Tengo un problema al iniciar un pc virtual en Virtualbox. El problema es el siguiente: Cuando inicio el SO virtual me salta una ventana que pone "Starting Virtual Machine" con una barra de progreso en ese momento el gentoo se bloquea sin otra opcion que resetear el pc para poder usarlo.

----------

## Jorginho

He estado haciendo nuevas pruebas. Yo tengo el kernel hardened 2.6.38 y he probado con el gentoo-sources y va sin problemas, mientras que con el kernel hardened me me pasa lo comentado anteriormente. La siguiente prueba que hare sera con el hardened 2.6.37 haber que sucede

----------

## esteban_conde

Ya hace tiempo que no lo uso pero recuerdo que virtualbox fallaba al cambiar de kernel si previamente no habia compilado virtualbox-modules para ese kernel.

----------

## Jorginho

 *esteban_conde wrote:*   

> Ya hace tiempo que no lo uso pero recuerdo que virtualbox fallaba al cambiar de kernel si previamente no habia compilado virtualbox-modules para ese kernel.

 

Ya, eso si que lo se, en cada vez que probaba volvia a compilar virtualbox-modules.

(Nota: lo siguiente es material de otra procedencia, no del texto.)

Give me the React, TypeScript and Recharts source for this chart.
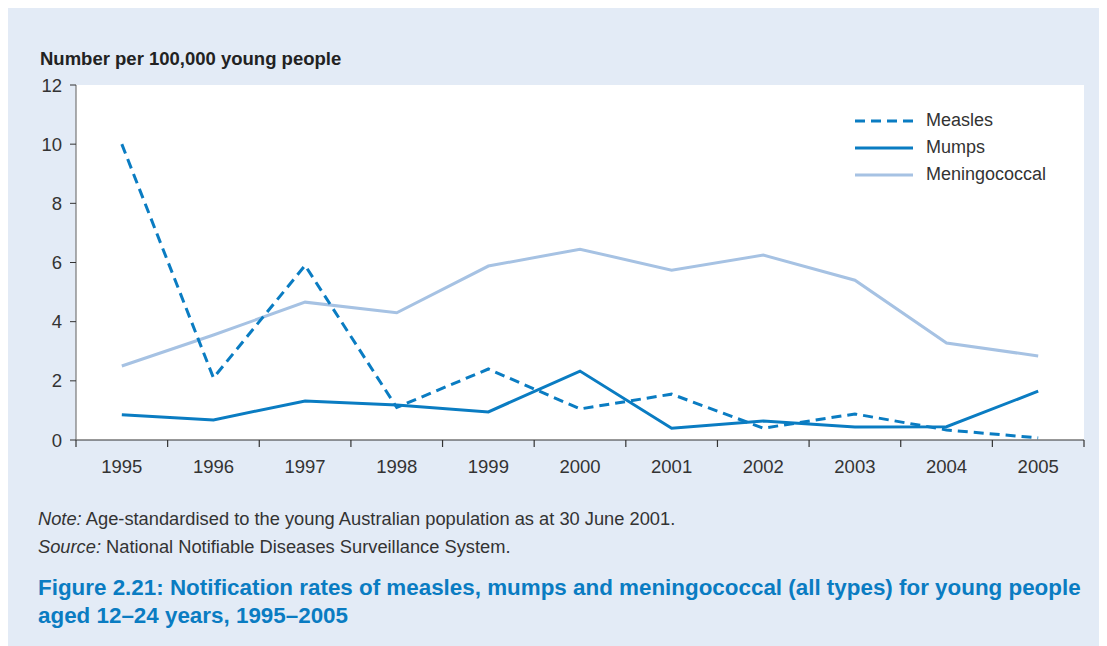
import { LineChart, Line, XAxis, YAxis, CartesianGrid } from 'recharts';

const years = [1995, 1996, 1997, 1998, 1999, 2000, 2001, 2002, 2003, 2004, 2005];
const measles = [10, 2.1, 5.9, 1.1, 2.4, 1.05, 1.55, 0.4, 0.88, 0.34, 0.07];
const mumps = [0.85, 0.68, 1.32, 1.18, 0.95, 2.33, 0.4, 0.64, 0.44, 0.45, 1.65];
const meningococcal = [2.5, 3.55, 4.66, 4.3, 5.88, 6.45, 5.74, 6.25, 5.4, 3.28, 2.84];
const yTicks = [0, 2, 4, 6, 8, 10, 12];

const data = years.map((year, i) => ({
  year,
  measles: measles[i],
  mumps: mumps[i],
  meningococcal: meningococcal[i],
}));

// tick marks sit between the years, not under them
const boundaryTicks = [...years.map((y) => y - 0.5), years[years.length - 1] + 0.5];
const xDomain = [years[0] - 0.5, years[years.length - 1] + 0.5];

const BLUE = '#0a7cc2';
const LIGHT = '#a6c2e3';
const FONT = '"Liberation Sans", Arial, Helvetica, sans-serif';

const legendItems = [
  { name: 'Measles', color: BLUE, dash: '10 6' },
  { name: 'Mumps', color: BLUE, dash: undefined },
  { name: 'Meningococcal', color: LIGHT, dash: undefined },
];

function ChartLegend() {
  return (
    <div
      style={{
        position: 'absolute',
        left: 845,
        top: 99,
        fontSize: 18,
        color: '#333',
      }}
    >
      {legendItems.map((item) => (
        <div key={item.name} style={{ display: 'flex', alignItems: 'center', height: 27 }}>
          <svg width={62} height={6} style={{ marginRight: 11 }}>
            <line
              x1={2}
              y1={3}
              x2={60}
              y2={3}
              stroke={item.color}
              strokeWidth={3}
              strokeDasharray={item.dash}
            />
          </svg>
          <span>{item.name}</span>
        </div>
      ))}
    </div>
  );
}

function BlankTick() {
  return <g />;
}

export default function App() {
  return (
    <div
      style={{
        position: 'relative',
        width: 1092,
        height: 639,
        background: '#e3ebf6',
        fontFamily: FONT,
        color: '#333',
      }}
    >
      <div
        style={{
          position: 'absolute',
          left: 32,
          top: 40,
          fontSize: 18.5,
          fontWeight: 'bold',
          color: '#222',
        }}
      >
        Number per 100,000 young people
      </div>

      <div style={{ position: 'absolute', left: 0, top: 0 }}>
        <LineChart
          width={1092}
          height={480}
          data={data}
          margin={{ top: 77, right: 16, bottom: 18, left: 0 }}
        >
          <CartesianGrid horizontal={false} vertical={false} stroke="none" fill="#ffffff" />
          <XAxis
            xAxisId="b-labels"
            dataKey="year"
            type="number"
            domain={xDomain}
            ticks={years}
            interval={0}
            height={29}
            axisLine={false}
            tickLine={false}
            tickMargin={13}
            tick={{ fontSize: 18.5, fill: '#333', fontFamily: FONT }}
          />
          <XAxis
            xAxisId="a-marks"
            dataKey="year"
            type="number"
            domain={xDomain}
            ticks={boundaryTicks}
            interval={0}
            tick={<BlankTick />}
            height={1}
            tickSize={7}
            axisLine={{ stroke: '#333', strokeWidth: 1.2 }}
            tickLine={{ stroke: '#333', strokeWidth: 1.2 }}
          />
          <YAxis
            width={68}
            domain={[0, 12]}
            ticks={yTicks}
            interval={0}
            tickSize={6}
            tickMargin={8}
            axisLine={{ stroke: '#777', strokeWidth: 1.2 }}
            tickLine={{ stroke: '#333', strokeWidth: 1 }}
            tick={{ fontSize: 18.5, fill: '#333', fontFamily: FONT }}
          />
          <Line
            xAxisId="b-labels"
            dataKey="meningococcal"
            stroke={LIGHT}
            strokeWidth={3}
            dot={false}
            isAnimationActive={false}
          />
          <Line
            xAxisId="b-labels"
            dataKey="mumps"
            stroke={BLUE}
            strokeWidth={3}
            dot={false}
            isAnimationActive={false}
          />
          <Line
            xAxisId="b-labels"
            dataKey="measles"
            stroke={BLUE}
            strokeWidth={3}
            strokeDasharray="10 6"
            dot={false}
            isAnimationActive={false}
          />
        </LineChart>
      </div>

      <ChartLegend />

      <div style={{ position: 'absolute', left: 30, top: 497, fontSize: 18.3, lineHeight: '28px' }}>
        <div>
          <i>Note:</i> Age-standardised to the young Australian population as at 30 June 2001.
        </div>
        <div>
          <i>Source:</i> National Notifiable Diseases Surveillance System.
        </div>
      </div>

      <div
        style={{
          position: 'absolute',
          left: 30,
          top: 566,
          fontSize: 22.4,
          lineHeight: '28px',
          fontWeight: 'bold',
          color: '#0a7cc2',
        }}
      >
        Figure 2.21: Notification rates of measles, mumps and meningococcal (all types) for young people
        <br />
        aged 12–24 years, 1995–2005
      </div>
    </div>
  );
}
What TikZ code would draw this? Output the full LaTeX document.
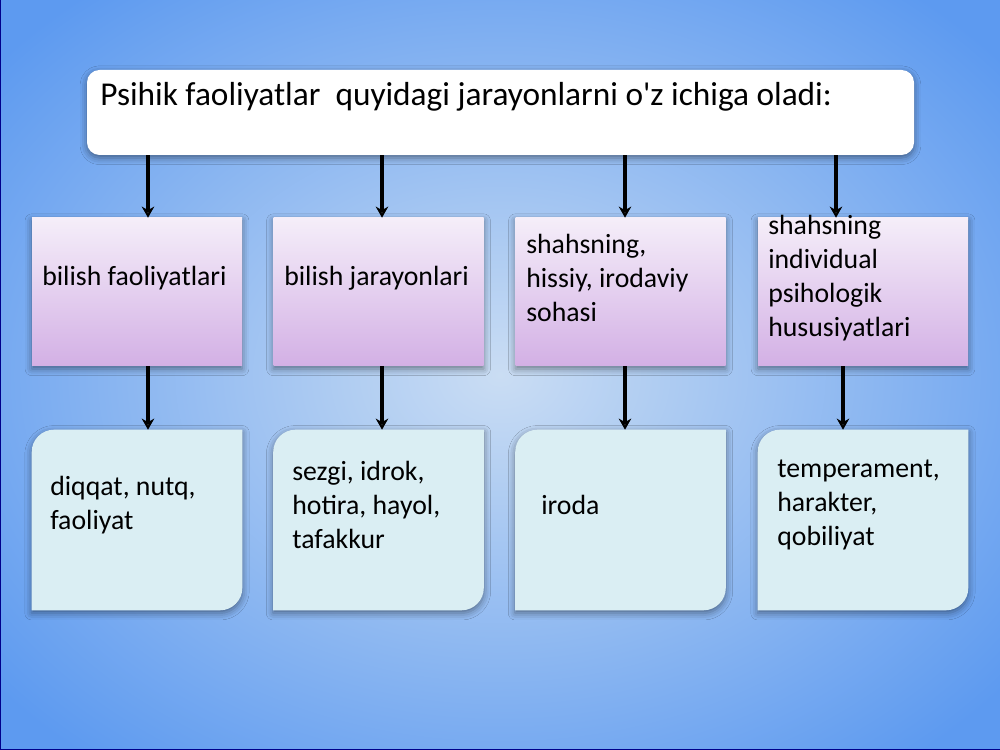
\documentclass[tikz,border=0pt]{standalone}
\usepackage{fontspec}
\setmainfont{Carlito}
\usetikzlibrary{arrows.meta,shadows.blur}
\definecolor{bgedge}{HTML}{5D9AF0}
\definecolor{bgmid}{HTML}{CADDF3}
\definecolor{lilac}{HTML}{D3B0E5}
\definecolor{lilactop}{HTML}{F5EEF9}
\definecolor{icefill}{HTML}{DAEEF3}
\begin{document}
\begin{tikzpicture}[x=0.72pt,y=0.72pt]

\tikzstyle{every node}+=[inner sep=0pt]
\tikzstyle{shd}=[blur shadow={shadow xshift=0pt,shadow yshift=-2pt,shadow blur radius=5pt,shadow opacity=45}]
\tikzstyle{head}=[fill=white,rounded corners=9pt,minimum width=827*0.72pt,minimum height=85*0.72pt,shd]
\tikzstyle{topic}=[top color=lilactop,bottom color=lilac,minimum width=210*0.72pt,minimum height=148*0.72pt,shd]
\tikzstyle{leaf}=[minimum width=210*0.72pt,minimum height=180*0.72pt]
\tikzstyle{txt}=[anchor=west,align=left,font=\fontsize{20}{24.4}\selectfont]
\tikzstyle{arr}=[line width=2.2pt,-{Stealth[length=8pt,width=9pt]}]

\useasboundingbox (0,0) rectangle (1000,750);
\shade[inner color=bgmid,outer color=bgedge] (-150,-120) rectangle (1150,870);
\draw[line width=1pt,color=blue!55!black] (0,750) -- (0,0) -- (1000,0);

% header
\node[head] (head) at (500.5,637.5) {};
\node[anchor=base west,font=\fontsize{24}{29}\selectfont] (title) at (100,644)
  {Psihik faoliyatlar\ \ quyidagi jarayonlarni o\textquotesingle z ichiga oladi:};

% middle row
\node[topic] (p1) at (137,458) {};
\node[topic] (p2) at (378.5,458) {};
\node[topic] (p3) at (620.5,458) {};
\node[topic] (p4) at (863,458) {};
\node[txt] (pt1) at (42,472) {bilish faoliyatlari};
\node[txt] (pt2) at (284,472) {bilish jarayonlari};
\node[txt] (pt3) at (526,472) {shahsning,\\hissiy, irodaviy\\sohasi};
\node[txt] (pt4) at (768,472) {shahsning\\individual\\psihologik\\hususiyatlari};

% bottom row
\foreach \i/\cx in {1/137,2/378.5,3/620.5,4/863} {
  \node[leaf] (b\i) at (\cx,230) {};
  \fill[icefill,shd] (b\i.south west) -- ([yshift=-16pt]b\i.north west) arc (180:90:16pt)
    -- (b\i.north east) -- ([yshift=16pt]b\i.south east) arc (0:-90:16pt) -- cycle;
}
\node[txt] (bt1) at (50,245) {diqqat, nutq,\\faoliyat};
\node[txt] (bt2) at (292,245) {sezgi, idrok,\\hotira, hayol,\\tafakkur};
\node[txt] (bt3) at (541,245) {iroda};
\node[txt] (bt4) at (777,245) {temperament,\\harakter,\\qobiliyat};

% arrows
\foreach \i/\ax in {1/148,2/382,3/625,4/836}
  \draw[arr] (head.south -| \ax,0) -- (p\i.north -| \ax,0);
\foreach \i/\ax in {1/148,2/382,3/625,4/843}
  \draw[arr] (p\i.south -| \ax,0) -- (b\i.north -| \ax,0);
\end{tikzpicture}
\end{document}
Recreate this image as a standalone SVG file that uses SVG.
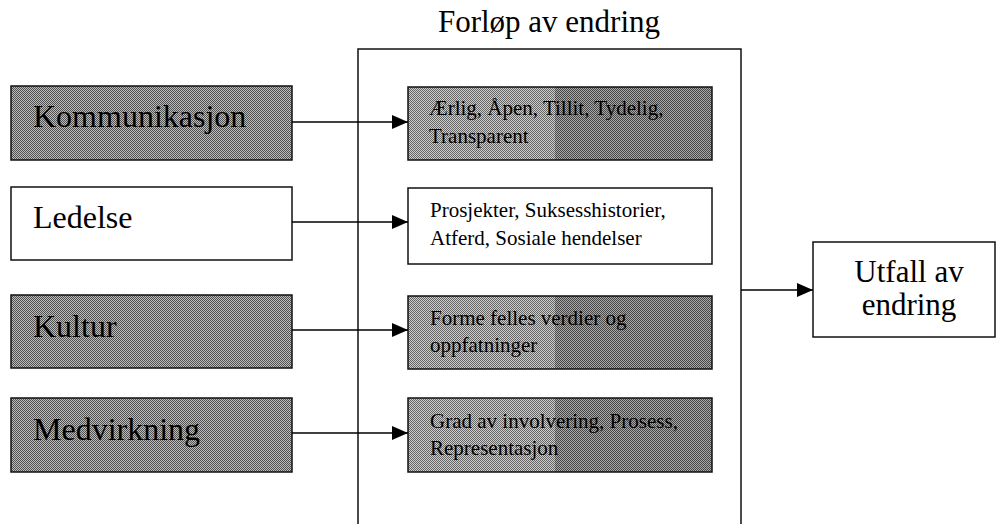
<svg xmlns="http://www.w3.org/2000/svg" width="997" height="524" viewBox="0 0 997 524">
  <defs>
    <!-- halftone-style checker fills -->
    <pattern id="ditherMid" width="2" height="2" patternUnits="userSpaceOnUse">
      <rect width="2" height="2" fill="#bdbdbd"/>
      <rect width="1" height="1" fill="#505050"/>
      <rect x="1" y="1" width="1" height="1" fill="#505050"/>
    </pattern>
    <pattern id="ditherLight" width="2" height="2" patternUnits="userSpaceOnUse">
      <rect width="2" height="2" fill="#cfcfcf"/>
      <rect width="1" height="1" fill="#646464"/>
      <rect x="1" y="1" width="1" height="1" fill="#646464"/>
    </pattern>
    <pattern id="ditherDark" width="2" height="2" patternUnits="userSpaceOnUse">
      <rect width="2" height="2" fill="#a8a8a8"/>
      <rect width="1" height="1" fill="#474747"/>
      <rect x="1" y="1" width="1" height="1" fill="#474747"/>
    </pattern>
    <marker id="arrow" viewBox="0 0 16 14" refX="16" refY="7" markerWidth="16" markerHeight="14" markerUnits="userSpaceOnUse" orient="auto">
      <path d="M0,0 L16,7 L0,14 Z" fill="#000"/>
    </marker>
  </defs>
  <style>
    .box { stroke: #111; stroke-width: 1.5; }
    .plain { fill: #fff; }
    .grey { fill: url(#ditherMid); }
    .conn { stroke: #000; stroke-width: 1.5; fill: none; marker-end: url(#arrow); }
  </style>

  <rect width="997" height="524" fill="#fff"/>

  <g font-family="Liberation Serif, Tinos, DejaVu Serif, Times New Roman, serif" fill="#000">
    <!-- central process frame -->
    <g id="forlop">
      <text x="549" y="32" font-size="31" text-anchor="middle">Forløp av endring</text>
      <path d="M358,526 V49 H741 V526" fill="none" stroke="#111" stroke-width="1.5"/>
    </g>

    <!-- input factors -->
    <g id="kommunikasjon" font-size="32">
      <rect class="box grey" x="11" y="86" width="281" height="74"/>
      <text x="33" y="127">Kommunikasjon</text>
    </g>
    <g id="ledelse" font-size="32">
      <rect class="box plain" x="11" y="187" width="281" height="73"/>
      <text x="33" y="228">Ledelse</text>
    </g>
    <g id="kultur" font-size="32">
      <rect class="box grey" x="11" y="295" width="281" height="73"/>
      <text x="33" y="337">Kultur</text>
    </g>
    <g id="medvirkning" font-size="32">
      <rect class="box grey" x="11" y="398" width="281" height="74"/>
      <text x="33" y="440">Medvirkning</text>
    </g>

    <!-- change activities -->
    <g id="aerlig" font-size="21">
      <rect x="408" y="87" width="147" height="73" fill="url(#ditherLight)"/>
      <rect x="555" y="87" width="157" height="73" fill="url(#ditherDark)"/>
      <rect class="box" x="408" y="87" width="304" height="73" fill="none"/>
      <text x="429" y="115">Ærlig, Åpen, Tillit, Tydelig,</text>
      <text x="429" y="143">Transparent</text>
    </g>
    <g id="prosjekter" font-size="21">
      <rect class="box plain" x="408" y="188" width="304" height="76"/>
      <text x="430" y="217">Prosjekter, Suksesshistorier,</text>
      <text x="430" y="245">Atferd, Sosiale hendelser</text>
    </g>
    <g id="forme" font-size="21">
      <rect x="408" y="296" width="147" height="73" fill="url(#ditherLight)"/>
      <rect x="555" y="296" width="157" height="73" fill="url(#ditherDark)"/>
      <rect class="box" x="408" y="296" width="304" height="73" fill="none"/>
      <text x="430" y="325">Forme felles verdier og</text>
      <text x="430" y="352">oppfatninger</text>
    </g>
    <g id="grad" font-size="21">
      <rect x="408" y="398" width="147" height="74" fill="url(#ditherLight)"/>
      <rect x="555" y="398" width="157" height="74" fill="url(#ditherDark)"/>
      <rect class="box" x="408" y="398" width="304" height="74" fill="none"/>
      <text x="430" y="428">Grad av involvering, Prosess,</text>
      <text x="430" y="455">Representasjon</text>
    </g>

    <!-- outcome -->
    <g id="utfall" font-size="31">
      <rect class="box plain" x="813" y="242" width="182" height="95"/>
      <text x="909" y="282" text-anchor="middle">Utfall av</text>
      <text x="909" y="315" text-anchor="middle">endring</text>
    </g>
  </g>

  <!-- connectors -->
  <g id="connectors">
    <line class="conn" x1="292" y1="122" x2="408" y2="122"/>
    <line class="conn" x1="292" y1="222" x2="408" y2="222"/>
    <line class="conn" x1="292" y1="330" x2="408" y2="330"/>
    <line class="conn" x1="292" y1="433" x2="408" y2="433"/>
    <line class="conn" x1="741" y1="290" x2="813" y2="290"/>
  </g>
</svg>
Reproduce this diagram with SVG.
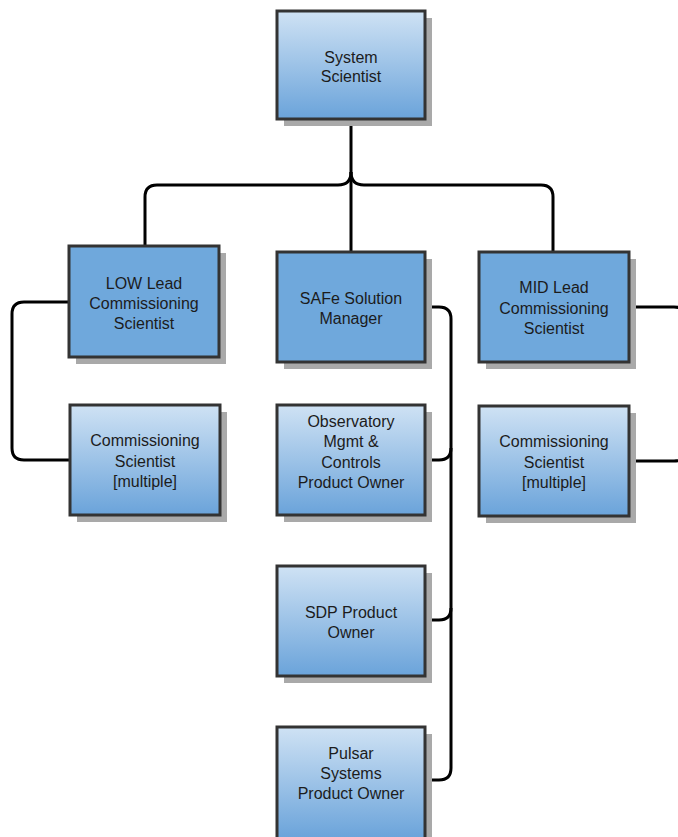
<svg xmlns="http://www.w3.org/2000/svg" width="678" height="837" viewBox="0 0 678 837">
  <defs>
    <linearGradient id="fade" x1="0" y1="0" x2="0" y2="1">
      <stop offset="0" stop-color="#cfe2f4"/>
      <stop offset="1" stop-color="#6aa3da"/>
    </linearGradient>
    <style>
      .shadow { fill: #a9a9a9; }
      .box { stroke: #333333; stroke-width: 3; }
      .grad { fill: url(#fade); }
      .flat { fill: #6fa8dc; }
      .label { font-family: "Liberation Sans", Arial, sans-serif; font-size: 16px; fill: #1c1c1c; text-anchor: middle; }
      .wire { fill: none; stroke: #000000; stroke-width: 3; stroke-linejoin: round; }
    </style>
  </defs>
  <rect width="678" height="837" fill="#ffffff"/>

  <g id="connectors">
    <!-- System Scientist to its three reports -->
    <path class="wire" d="M351,119 V252"/>
    <path class="wire" d="M351,172 Q351,185 338,185 H157 Q145,185 145,197 V246"/>
    <path class="wire" d="M351,172 Q351,185 364,185 H541 Q553,185 553,197 V252"/>
    <!-- LOW lead to commissioning scientists -->
    <path class="wire" d="M69,302 H24 Q12,302 12,314 V448 Q12,460 24,460 H70"/>
    <!-- SAFe Solution Manager to product owners -->
    <path class="wire" d="M425,307 H439 Q451,307 451,319 V768 Q451,780 439,780 H425"/>
    <path class="wire" d="M425,460 H439 Q451,460 451,448"/>
    <path class="wire" d="M425,620 H439 Q451,620 451,608"/>
    <!-- MID lead to commissioning scientists -->
    <path class="wire" d="M629,307 H674 Q686,307 686,319 V449 Q686,461 674,461 H629"/>
  </g>

  <g id="system-scientist">
    <rect class="shadow" x="284" y="18" width="148" height="108"/>
    <rect class="box grad" x="277" y="11" width="148" height="108"/>
    <text class="label" x="351" y="63">System</text>
    <text class="label" x="351" y="82">Scientist</text>
  </g>

  <g id="low-lead">
    <rect class="shadow" x="76" y="253" width="150" height="111"/>
    <rect class="box flat" x="69" y="246" width="150" height="111"/>
    <text class="label" x="144" y="289">LOW Lead</text>
    <text class="label" x="144" y="309">Commissioning</text>
    <text class="label" x="144" y="329">Scientist</text>
  </g>

  <g id="safe-manager">
    <rect class="shadow" x="284" y="259" width="148" height="110"/>
    <rect class="box flat" x="277" y="252" width="148" height="110"/>
    <text class="label" x="351" y="304">SAFe Solution</text>
    <text class="label" x="351" y="324">Manager</text>
  </g>

  <g id="mid-lead">
    <rect class="shadow" x="486" y="259" width="150" height="110"/>
    <rect class="box flat" x="479" y="252" width="150" height="110"/>
    <text class="label" x="554" y="293">MID Lead</text>
    <text class="label" x="554" y="314">Commissioning</text>
    <text class="label" x="554" y="334">Scientist</text>
  </g>

  <g id="low-commissioning">
    <rect class="shadow" x="77" y="412" width="150" height="110"/>
    <rect class="box grad" x="70" y="405" width="150" height="110"/>
    <text class="label" x="145" y="446">Commissioning</text>
    <text class="label" x="145" y="467">Scientist</text>
    <text class="label" x="145" y="487">[multiple]</text>
  </g>

  <g id="observatory-po">
    <rect class="shadow" x="284" y="412" width="148" height="110"/>
    <rect class="box grad" x="277" y="405" width="148" height="110"/>
    <text class="label" x="351" y="427">Observatory</text>
    <text class="label" x="351" y="447">Mgmt &amp;</text>
    <text class="label" x="351" y="468">Controls</text>
    <text class="label" x="351" y="488">Product Owner</text>
  </g>

  <g id="mid-commissioning">
    <rect class="shadow" x="486" y="413" width="150" height="110"/>
    <rect class="box grad" x="479" y="406" width="150" height="110"/>
    <text class="label" x="554" y="447">Commissioning</text>
    <text class="label" x="554" y="468">Scientist</text>
    <text class="label" x="554" y="488">[multiple]</text>
  </g>

  <g id="sdp-po">
    <rect class="shadow" x="284" y="573" width="148" height="110"/>
    <rect class="box grad" x="277" y="566" width="148" height="110"/>
    <text class="label" x="351" y="618">SDP Product</text>
    <text class="label" x="351" y="638">Owner</text>
  </g>

  <g id="pulsar-po">
    <rect class="shadow" x="284" y="734" width="148" height="112"/>
    <rect class="box grad" x="277" y="727" width="148" height="112"/>
    <text class="label" x="351" y="759">Pulsar</text>
    <text class="label" x="351" y="779">Systems</text>
    <text class="label" x="351" y="799">Product Owner</text>
  </g>
</svg>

He probado tambien con la version anterior de hardened pero tampoco funciona, sin embargo con el gentoo-sources funciona bien, no se que podra estar pasando

----------

## Inodoro_Pereyra

Se carga bien el modulo vboxdrv al hacer modprobe? Pregunto por esto. Te responde el kernel al sysrq cuando todo se traba?

Salud!

----------